Two empty chairs represented the Sanaeeha and Moghadam at a press conference and the movie’s star, Lily Farhadpour, read a statement the directors gave her.

“We feel like parents who are forbidden from even looking at their newborn child. We’re sad and we’re tired, but we’re not alone. This is the magic of cinema. Cinema brings us together. It is a window which opens up a time and a place where we can meet,” they said.

While some Iranian directors, such as Asghar Farhadi, two of whose films have won Oscars, have managed to make movies in Iran without incurring the wrath of the Islamic Republic, others, such as Saeed Roustayi, have been imprisoned.

My Favourite Cake, the latest movie by Sanaeeha and Moghadam, might sound like an apolitical movie that wouldn’t upset the government. It tells the story of Mahin (Farhadpour), a lonely widow, who meets a divorced taxi driver (Esmail Mehrabi), and how the two fall in love over the course of an evening. But the characters flout the regime’s laws in all kinds of ways: They drink wine and dance, and Mahin removes her hijab in front of him. In many scenes, Mahin is shown at home without her hijab, which censors do not allow Iranian filmmakers to show on screen.

There are explicit criticisms of many of Iran’s laws in the movie. During a walk in the park, Mahin sees the morality police arresting a young woman whose hijab does not properly conceal her hair and intervenes, convincing the police to let the young woman go. The two women discuss the terrors of the morality police and the young woman says she envies Mahin, who lived much of her youth before the Islamic Revolution and remembers going out in public without a hijab.
Referencing Mahsa Amini

While their conversation does not directly reference Mahsa Amini, the 22-year-old Kurdish-Iranian woman who died in Iranian police custody in 2022 for allegedly violating the hijab law and whose death sparked the “Woman, Life, Freedom” protests across the country, it reflects the spirit of this rebellion.

In their statement, the directors said, “For so many years Iranian filmmakers have been making their films under very complicated rules. It means that red lines have to be obeyed which when they’re crossed can lead to years of not being allowed to work. And it may lead to complicated court cases. It’s a painful experience that we have experienced many, many times in these years… In such a deplorable situation, we continue to try to depict the reality of Iranian society in our films. It is a reality that is most often lost or obscured by layers of censorship,” they wrote.

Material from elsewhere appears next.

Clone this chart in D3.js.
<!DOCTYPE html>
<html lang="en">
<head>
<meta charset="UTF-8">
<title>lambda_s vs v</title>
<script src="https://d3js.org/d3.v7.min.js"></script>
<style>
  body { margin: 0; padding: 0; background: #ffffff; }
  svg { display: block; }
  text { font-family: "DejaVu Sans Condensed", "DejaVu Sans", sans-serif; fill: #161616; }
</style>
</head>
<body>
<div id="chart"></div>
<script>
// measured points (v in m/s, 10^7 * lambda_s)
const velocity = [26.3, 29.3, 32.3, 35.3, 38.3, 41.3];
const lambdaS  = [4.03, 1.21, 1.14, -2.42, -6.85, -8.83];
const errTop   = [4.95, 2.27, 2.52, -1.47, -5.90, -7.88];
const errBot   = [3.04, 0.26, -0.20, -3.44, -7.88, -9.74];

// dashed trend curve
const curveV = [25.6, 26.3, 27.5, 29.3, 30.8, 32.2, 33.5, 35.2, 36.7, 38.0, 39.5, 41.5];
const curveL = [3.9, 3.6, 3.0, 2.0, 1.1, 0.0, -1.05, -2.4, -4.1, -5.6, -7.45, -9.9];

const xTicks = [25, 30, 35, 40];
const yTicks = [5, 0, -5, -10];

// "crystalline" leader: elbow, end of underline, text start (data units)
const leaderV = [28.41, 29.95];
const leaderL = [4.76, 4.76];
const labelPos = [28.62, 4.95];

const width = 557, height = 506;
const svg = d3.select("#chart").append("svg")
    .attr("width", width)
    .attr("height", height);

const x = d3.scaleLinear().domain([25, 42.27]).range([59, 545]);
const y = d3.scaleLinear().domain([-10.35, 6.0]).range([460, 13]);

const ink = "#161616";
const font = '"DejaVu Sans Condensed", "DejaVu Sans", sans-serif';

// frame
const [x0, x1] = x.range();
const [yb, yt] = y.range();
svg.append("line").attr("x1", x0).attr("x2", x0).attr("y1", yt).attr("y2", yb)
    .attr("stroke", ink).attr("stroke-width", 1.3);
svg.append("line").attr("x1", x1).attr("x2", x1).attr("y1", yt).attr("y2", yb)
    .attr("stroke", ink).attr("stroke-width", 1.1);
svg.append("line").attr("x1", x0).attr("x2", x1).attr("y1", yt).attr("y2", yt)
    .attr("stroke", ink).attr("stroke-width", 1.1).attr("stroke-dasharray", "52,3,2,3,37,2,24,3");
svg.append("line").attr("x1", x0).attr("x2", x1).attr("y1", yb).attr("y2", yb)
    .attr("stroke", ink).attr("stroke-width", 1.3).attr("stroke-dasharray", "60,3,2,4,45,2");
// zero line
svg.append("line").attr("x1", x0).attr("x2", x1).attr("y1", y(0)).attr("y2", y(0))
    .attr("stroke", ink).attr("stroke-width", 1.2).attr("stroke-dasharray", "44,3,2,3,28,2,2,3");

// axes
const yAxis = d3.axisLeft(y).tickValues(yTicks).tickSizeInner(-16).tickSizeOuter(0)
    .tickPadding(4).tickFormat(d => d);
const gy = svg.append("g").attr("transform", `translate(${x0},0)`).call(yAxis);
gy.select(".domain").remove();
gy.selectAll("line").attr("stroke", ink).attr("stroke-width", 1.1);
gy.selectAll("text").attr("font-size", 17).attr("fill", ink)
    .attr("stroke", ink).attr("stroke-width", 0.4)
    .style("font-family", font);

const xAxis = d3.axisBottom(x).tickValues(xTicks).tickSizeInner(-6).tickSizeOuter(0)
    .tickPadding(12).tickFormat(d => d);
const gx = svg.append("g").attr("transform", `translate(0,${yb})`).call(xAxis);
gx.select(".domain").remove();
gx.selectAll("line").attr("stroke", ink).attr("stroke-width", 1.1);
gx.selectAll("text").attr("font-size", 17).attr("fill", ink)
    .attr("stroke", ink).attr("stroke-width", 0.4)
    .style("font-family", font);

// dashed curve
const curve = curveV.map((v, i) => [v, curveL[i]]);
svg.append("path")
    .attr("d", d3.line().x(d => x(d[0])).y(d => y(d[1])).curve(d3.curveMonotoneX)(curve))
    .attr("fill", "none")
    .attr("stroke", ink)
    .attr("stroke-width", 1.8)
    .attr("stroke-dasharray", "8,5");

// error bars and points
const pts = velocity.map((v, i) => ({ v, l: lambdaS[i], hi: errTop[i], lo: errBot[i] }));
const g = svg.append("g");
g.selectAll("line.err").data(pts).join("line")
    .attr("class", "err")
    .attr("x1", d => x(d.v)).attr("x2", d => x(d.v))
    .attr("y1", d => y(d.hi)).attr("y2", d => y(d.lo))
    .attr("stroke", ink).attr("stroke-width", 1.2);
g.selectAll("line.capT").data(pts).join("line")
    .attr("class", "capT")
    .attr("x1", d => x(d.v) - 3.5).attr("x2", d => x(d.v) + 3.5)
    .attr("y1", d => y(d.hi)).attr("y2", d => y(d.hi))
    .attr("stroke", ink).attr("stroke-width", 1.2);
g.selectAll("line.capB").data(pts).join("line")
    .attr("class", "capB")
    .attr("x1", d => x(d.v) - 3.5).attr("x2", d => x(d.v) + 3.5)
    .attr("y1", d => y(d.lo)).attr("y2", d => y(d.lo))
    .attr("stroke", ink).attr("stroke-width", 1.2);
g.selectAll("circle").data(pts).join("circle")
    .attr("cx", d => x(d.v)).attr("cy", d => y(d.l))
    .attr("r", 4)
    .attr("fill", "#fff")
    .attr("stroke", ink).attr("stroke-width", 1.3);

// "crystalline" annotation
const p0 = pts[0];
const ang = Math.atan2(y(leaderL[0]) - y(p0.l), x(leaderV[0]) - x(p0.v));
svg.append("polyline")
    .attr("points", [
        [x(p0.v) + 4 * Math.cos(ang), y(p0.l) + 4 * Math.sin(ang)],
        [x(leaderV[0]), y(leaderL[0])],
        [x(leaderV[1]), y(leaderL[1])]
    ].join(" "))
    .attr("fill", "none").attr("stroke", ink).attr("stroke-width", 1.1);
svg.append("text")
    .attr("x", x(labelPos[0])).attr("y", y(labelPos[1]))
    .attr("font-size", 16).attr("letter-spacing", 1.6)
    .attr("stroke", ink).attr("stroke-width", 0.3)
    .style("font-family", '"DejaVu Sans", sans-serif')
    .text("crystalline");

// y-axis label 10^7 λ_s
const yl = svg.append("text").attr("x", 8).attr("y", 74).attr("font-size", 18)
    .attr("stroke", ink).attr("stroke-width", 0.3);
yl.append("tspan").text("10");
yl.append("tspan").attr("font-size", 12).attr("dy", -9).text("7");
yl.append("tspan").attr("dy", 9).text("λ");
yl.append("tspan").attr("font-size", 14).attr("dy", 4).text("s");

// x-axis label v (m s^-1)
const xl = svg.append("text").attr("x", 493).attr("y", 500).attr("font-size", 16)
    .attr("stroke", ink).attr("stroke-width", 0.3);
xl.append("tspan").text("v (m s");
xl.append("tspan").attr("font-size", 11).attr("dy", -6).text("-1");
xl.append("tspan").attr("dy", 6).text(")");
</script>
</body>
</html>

“We have come to believe that it is no longer possible to tell the story of an Iranian woman while obeying such strict laws as the mandatory hijab… Women for whom red lines prevent their true lives [from] being shown as full human beings. We’ve decided to cross all these restrictive red lines and we accept the consequences of our decision.”

The directors learned last fall that they were banned from traveling abroad and would face a trial for making the film. It has not been screened in Iran and there are no plans to show it there. Many are predicting the film will win an important prize at the Berlinale.